I do not know who, actually, to be angry at. Lazy, bureaucratic, overpaid nurses and the spoiled elite of the profession that couldn’t shoot straight? Talking heads that don’t say anything? Stupid statements that seem aimed at the kindergarten-level intelligence of the public? Or are they all just as handcuffed in their work as we are?
Or should we skip blaming the middle management and just blame our political leaders? Or are they so far down the real-world power ladder, that even Trudeau cannot order vaccines on time?
I do not know.
But one thing is clear: our leaders (at all levels) have NOT been leading. Not only are they barely even following, they are trailing the-is virus so far back, they are being lapped by it. And we are being run over.
Honestly? There has not been a step in this pandemic that I (and many others) didn’t predict out loud long before our leaders made ‘announcements’ too late in the game. How could we know more than they did? Logic. Common sense, awareness of how viruses mutate, awareness of real human behaviour. You know…thinking? We critics had something else on our side, too. We put the people first. The experts put the economy if not first, then vying for first.
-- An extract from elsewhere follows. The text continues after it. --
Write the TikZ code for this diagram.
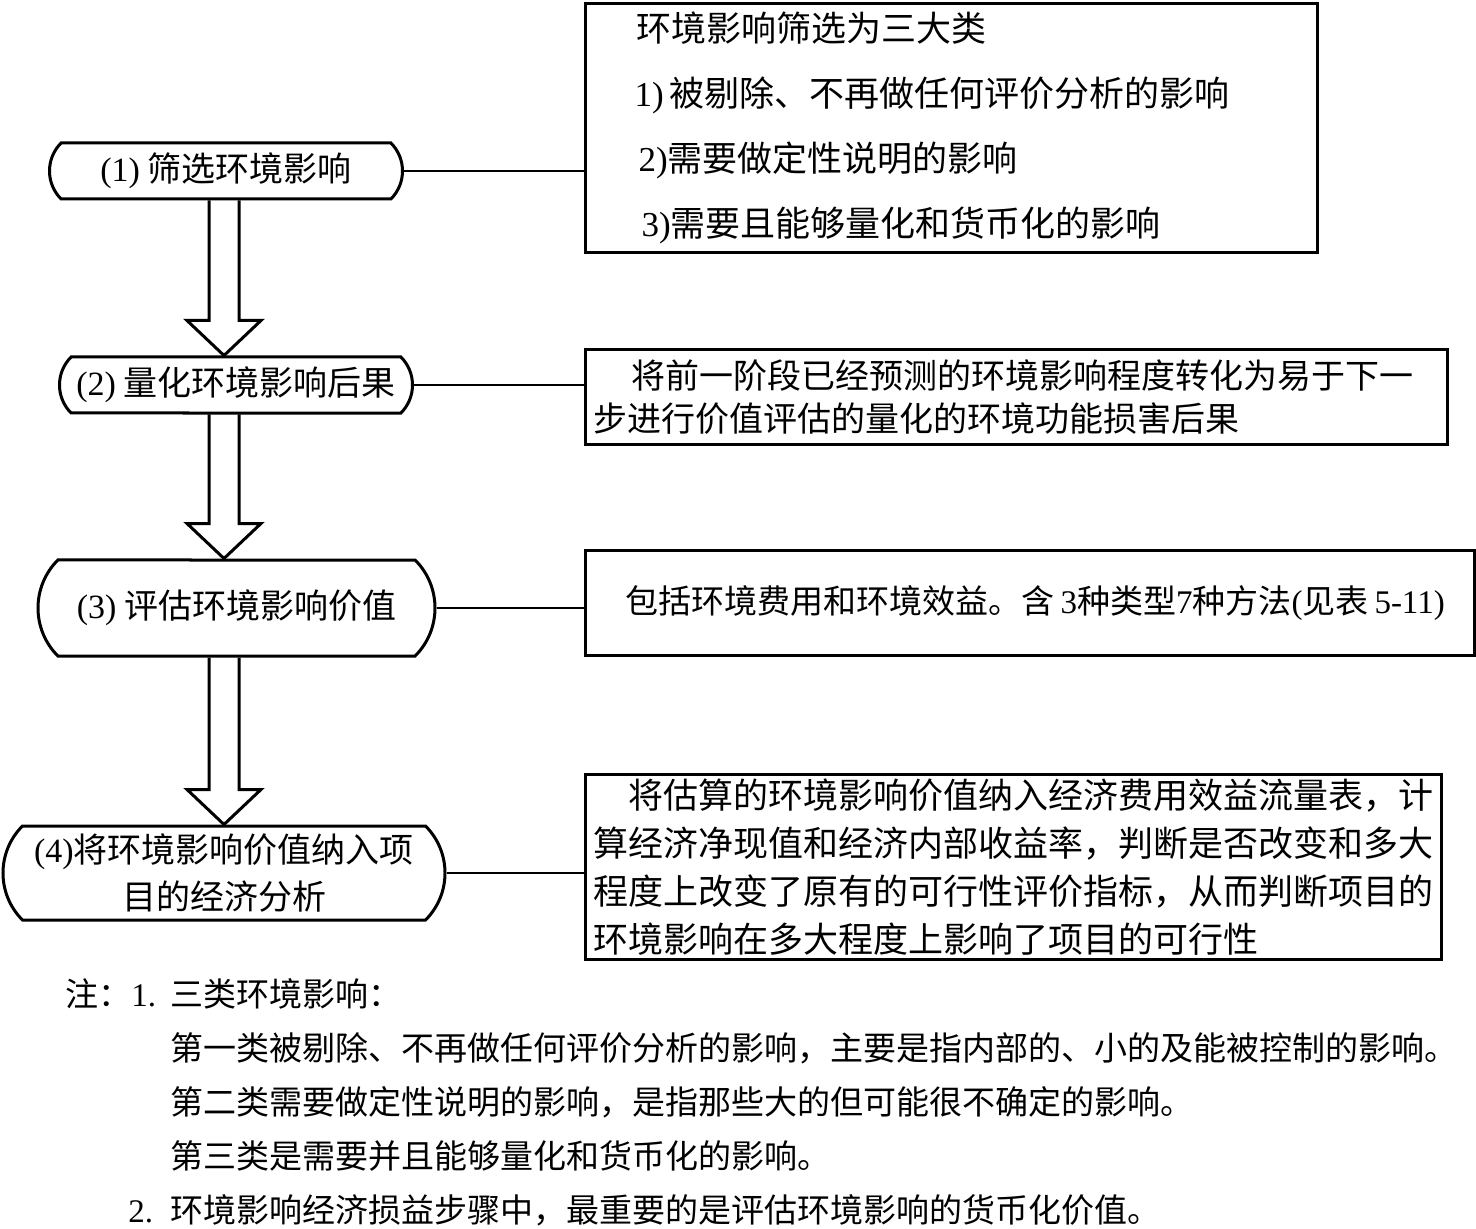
\documentclass[tikz,border=0pt]{standalone}
\usepackage{fontspec}
\setmainfont{Noto Sans CJK SC}
\newfontfamily\latinfont{Liberation Serif}
\newcommand{\rmnum}[1]{{\latinfont #1}}
\usetikzlibrary{shapes.misc, calc, positioning}

\begin{document}
\begin{tikzpicture}[
            x = 0.5pt,
            y = 0.5pt,
            line join = miter,
            font = \fontsize{17}{21}\selectfont
        ]

        \tikzstyle{stage}=[
            draw = black,
            line width = 1.5pt,
            rounded rectangle,
            rounded rectangle arc length = 90,
            inner sep = 0pt,
            align = center
        ]
        \tikzstyle{notebox}=[
            draw = black,
            line width = 1.5pt,
            anchor = north west,
            inner xsep = 4pt,
            inner ysep = 0pt,
            align = left
        ]
        \tikzstyle{link}=[line width = 1pt]
        \tikzstyle{hollow}=[draw, line width = 1.5pt]

        \useasboundingbox (0,0) rectangle (1476,1228);

        % steps on the left
        \node[stage, minimum width=176.5pt, minimum height=28pt] (s1) at (226,1057) {\rmnum{(1)} 筛选环境影响};
        \node[stage, minimum width=176.5pt, minimum height=28pt] (s2) at (236,843) {\rmnum{(2)} 量化环境影响后果};
        \node[stage, minimum width=198.5pt, minimum height=48pt] (s3) at (236.5,620) {\rmnum{(3)} 评估环境影响价值};
        \node[stage, minimum width=221pt, minimum height=47pt, font=\fontsize{17}{23.5}\selectfont] (s4) at (224,355) {\rmnum{(4)}将环境影响价值纳入项\\目的经济分析};

        % explanation boxes
        \node[notebox, minimum width=366pt, minimum height=124.5pt, text width=358pt, font=\fontsize{17.5}{32.5}\selectfont] (b1) at (584,1226) {%
            \hspace*{21.5pt}环境影响筛选为三大类\\
            \hspace*{20.5pt}\rmnum{1)}\hspace{3pt}被剔除、不再做任何评价分析的影响\\
            \hspace*{22.5pt}\rmnum{2)}需要做定性说明的影响\\
            \hspace*{24pt}\rmnum{3)}需要且能够量化和货币化的影响};
        \node[notebox, minimum width=431pt, minimum height=47.5pt, text width=423pt, font=\fontsize{17}{21.5}\selectfont] (b2) at (584,880) {%
            \hspace*{19pt}将前一阶段已经预测的环境影响程度转化为易于下一\\
            步进行价值评估的量化的环境功能损害后果};
        \node[notebox, minimum width=444.5pt, minimum height=52.5pt, text width=436.5pt, font=\fontsize{16.5}{21}\selectfont] (b3) at (584,679) {%
            \hspace*{16pt}\mbox{包括环境费用和环境效益。含\hspace{3pt}\rmnum{3}种类型\rmnum{7}种方法\rmnum{(}见表\hspace{3pt}\rmnum{5-11)}}};
        \node[notebox, minimum width=428pt, minimum height=92.5pt, text width=420pt, font=\fontsize{17.5}{24}\selectfont] (b4) at (584,455) {%
            \hspace*{17.5pt}将估算的环境影响价值纳入经济费用效益流量表，计\\
            算经济净现值和经济内部收益率，判断是否改变和多大\\
            程度上改变了原有的可行性评价指标，从而判断项目的\\
            环境影响在多大程度上影响了项目的可行性};

        % notes
        \node[anchor=north west, inner sep=0pt, align=left, font=\fontsize{16.5}{27}\selectfont] (nt) at (65,250) {%
            \makebox[52.5pt][l]{注：\rmnum{1.}}三类环境影响：\\
            \hspace*{52.5pt}第一类被剔除、不再做任何评价分析的影响，主要是指内部的、小的及能被控制的影响。\\
            \hspace*{52.5pt}第二类需要做定性说明的影响，是指那些大的但可能很不确定的影响。\\
            \hspace*{52.5pt}第三类是需要并且能够量化和货币化的影响。\\
            \hspace*{31.5pt}\makebox[21pt][l]{\rmnum{2.}}环境影响经济损益步骤中，最重要的是评估环境影响的货币化价值。};

        \draw[link] (s1.east) -- (s1.east -| b1.west);
        \draw[link] (s2.east) -- (s2.east -| b2.west);
        \draw[link] (s3.east) -- (s3.east -| b3.west);
        \draw[link] (s4.east) -- (s4.east -| b4.west);

        % hollow arrows between the steps
        \coordinate (ax) at (224,0);
        \foreach \a/\b in {s1/s2, s2/s3, s3/s4}
            \draw[hollow] ($(ax |- \a.south)+(-15,0)$) -- ($(ax |- \b.north)+(-15,35)$) -- ($(ax |- \b.north)+(-37,35)$) -- (ax |- \b.north) -- ($(ax |- \b.north)+(37,35)$) -- ($(ax |- \b.north)+(15,35)$) -- ($(ax |- \a.south)+(15,0)$);

    \end{tikzpicture}
\end{document}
Our leaders did not know what their main job was – keep the people safe!
I guess the real culprit is not any one institution but, rather, institutionalization – the replacement of thinking with (the three P’s) policies, procedures and protocols (as if whoever devised them was a genius with precise visions of all future possibilities).
The reality is that the three Ps should not be the ‘go-to’ first response. NOT EVER! Thinking should be first. And, if you are not smart enough to think on the spot, THEN and only then should you rely on the 3P manual.
If I was the head of any institution, my first major change would be to tell all staff: “We are here to help our customers/patients/clients. So, when faced with a vexing problem, first DO THE RIGHT THING! If the right thing eludes you in the moment, then ask someone smarter and, if there is no one, then and only then refer to the manual. The manual is there ONLY as back-up. It does not replace your brain. Use your brain first, use the manual second and know that ‘doing the right thing’ is always right.”
Turning off our brains doing routine work is kinda normal. I turn off alla time (and it shows!). We rely on muscle memory, habit, established procedure, routine and peer group acceptance to guide us. That usually saves time and still gets the job done. But NEW problems require awareness, creativity, flexibility and gobs of information, sanity, logic and morality. New problems make for complication. Our leaders, professions and experts, steeped in education, precedent, law, rules, policy manuals, protocols and hierarchies are, I am afraid, a bit too slow-off-the-mark to think right for a brand new problem. And this time, people died by the thousands nationally and millions globally.
Now that I have ranted, I think I am not so angry as I am disappointed. I really thought we had more smart, real-time thinking, creative people with the power and the resources to do the right thing. I no longer think we do. Israel, New Zealand and Vietnam seem to, but we don’t.